E quindi questa è la storia di un essere umano, prima ancora che di un “caso”, un saggio sociologico sull'America conservatrice e trumpiana prima di un pamphlet sulla fallacia del sistema giudiziario. È su questa intelaiatura che si innestano le idee più interessanti, come quella della seconda possibilità di paternità grazie all'incontro a Marsiglia con Maya e Virginie, o come quella del fallimento esistenziale come caratteristica ereditaria.

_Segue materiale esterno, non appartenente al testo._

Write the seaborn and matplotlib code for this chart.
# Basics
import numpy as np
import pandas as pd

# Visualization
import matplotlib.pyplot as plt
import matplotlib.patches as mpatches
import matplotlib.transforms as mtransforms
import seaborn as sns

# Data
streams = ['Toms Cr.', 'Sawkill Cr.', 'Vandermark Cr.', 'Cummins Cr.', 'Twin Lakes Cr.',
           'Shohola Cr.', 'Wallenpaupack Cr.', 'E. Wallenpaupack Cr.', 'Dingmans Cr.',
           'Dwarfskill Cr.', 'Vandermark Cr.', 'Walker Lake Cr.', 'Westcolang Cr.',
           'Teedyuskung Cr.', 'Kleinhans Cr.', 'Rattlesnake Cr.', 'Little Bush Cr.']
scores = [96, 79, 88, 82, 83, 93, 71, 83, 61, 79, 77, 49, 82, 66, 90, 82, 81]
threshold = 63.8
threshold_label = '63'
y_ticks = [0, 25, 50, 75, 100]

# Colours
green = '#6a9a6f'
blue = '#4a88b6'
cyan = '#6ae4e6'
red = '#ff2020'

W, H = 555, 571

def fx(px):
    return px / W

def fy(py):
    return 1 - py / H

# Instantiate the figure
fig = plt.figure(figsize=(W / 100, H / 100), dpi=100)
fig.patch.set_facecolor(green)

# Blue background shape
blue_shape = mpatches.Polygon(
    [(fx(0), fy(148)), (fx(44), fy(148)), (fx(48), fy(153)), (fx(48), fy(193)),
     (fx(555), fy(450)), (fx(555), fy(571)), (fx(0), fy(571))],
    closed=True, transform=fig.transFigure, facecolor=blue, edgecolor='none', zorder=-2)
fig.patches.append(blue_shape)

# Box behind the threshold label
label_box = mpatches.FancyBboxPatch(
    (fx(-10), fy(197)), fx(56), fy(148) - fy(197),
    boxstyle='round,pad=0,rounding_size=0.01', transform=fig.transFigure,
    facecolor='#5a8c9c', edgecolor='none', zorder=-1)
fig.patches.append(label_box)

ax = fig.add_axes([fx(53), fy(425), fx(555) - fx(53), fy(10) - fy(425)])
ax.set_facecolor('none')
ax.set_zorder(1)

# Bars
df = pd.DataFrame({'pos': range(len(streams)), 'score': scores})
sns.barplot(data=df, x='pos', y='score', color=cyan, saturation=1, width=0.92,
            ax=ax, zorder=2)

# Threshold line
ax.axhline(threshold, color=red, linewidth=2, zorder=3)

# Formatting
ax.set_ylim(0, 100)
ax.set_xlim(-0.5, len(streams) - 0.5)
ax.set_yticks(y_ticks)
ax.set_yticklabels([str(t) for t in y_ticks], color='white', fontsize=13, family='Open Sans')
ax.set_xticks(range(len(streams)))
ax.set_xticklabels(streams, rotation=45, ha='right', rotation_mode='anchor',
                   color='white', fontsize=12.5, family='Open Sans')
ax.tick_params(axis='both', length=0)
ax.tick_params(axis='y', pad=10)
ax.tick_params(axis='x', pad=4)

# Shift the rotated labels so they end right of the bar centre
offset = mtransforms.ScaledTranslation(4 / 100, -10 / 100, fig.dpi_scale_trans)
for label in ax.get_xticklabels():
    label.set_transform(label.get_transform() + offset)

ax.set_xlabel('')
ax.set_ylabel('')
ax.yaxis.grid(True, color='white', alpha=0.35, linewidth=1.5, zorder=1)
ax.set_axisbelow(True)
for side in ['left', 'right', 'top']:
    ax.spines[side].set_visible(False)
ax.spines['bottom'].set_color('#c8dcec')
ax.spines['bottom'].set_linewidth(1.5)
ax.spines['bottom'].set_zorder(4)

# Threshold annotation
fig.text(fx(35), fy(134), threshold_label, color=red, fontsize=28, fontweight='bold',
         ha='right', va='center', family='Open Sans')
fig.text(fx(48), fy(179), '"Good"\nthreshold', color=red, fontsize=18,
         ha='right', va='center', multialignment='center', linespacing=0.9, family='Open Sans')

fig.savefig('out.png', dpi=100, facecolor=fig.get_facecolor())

Inseguire Bill nella sua quotidianità significa passare attraverso diversi generi e sottogeneri cinematografici: Stillwater inizia come un film modello Liam Neeson ultima maniera, con un rude padre in missione disposto a fare a cazzotti col mondo; diventa un procedural, con la raccolta di indizi e l'indagine legale delle prove a disposizione; e si trasforma in un dramma amoroso.
Il tutto prima di un'ultima parte più sbilanciata e fuori misura, che mina la verosimiglianza fino a quel punto tutto sommato mai messa a repentaglio e che rischia di vanificare quanto di buono espresso fino a quel momento. Mentre è affascinante considerare la vena autodistruttiva di Bill, il modo in cui si esprime appare selvaggio e implausibile, come se provenisse da una pellicola completamente diversa. Un problema essenzialmente di scrittura, che fatica a far convergere linee di trama incompatibili e registri disomogenei in modo armonico e coeso, portando i personaggi a spiegare troppo nel dettaglio le loro motivazioni.
Ma la regia di McCarthy resta generosa, sicura, soprattutto umana, restituendo allo spettatore un'esperienza assieme stimolante e rassicurante: quella del thriller adulto a medio budget che Hollywood non fa quasi più.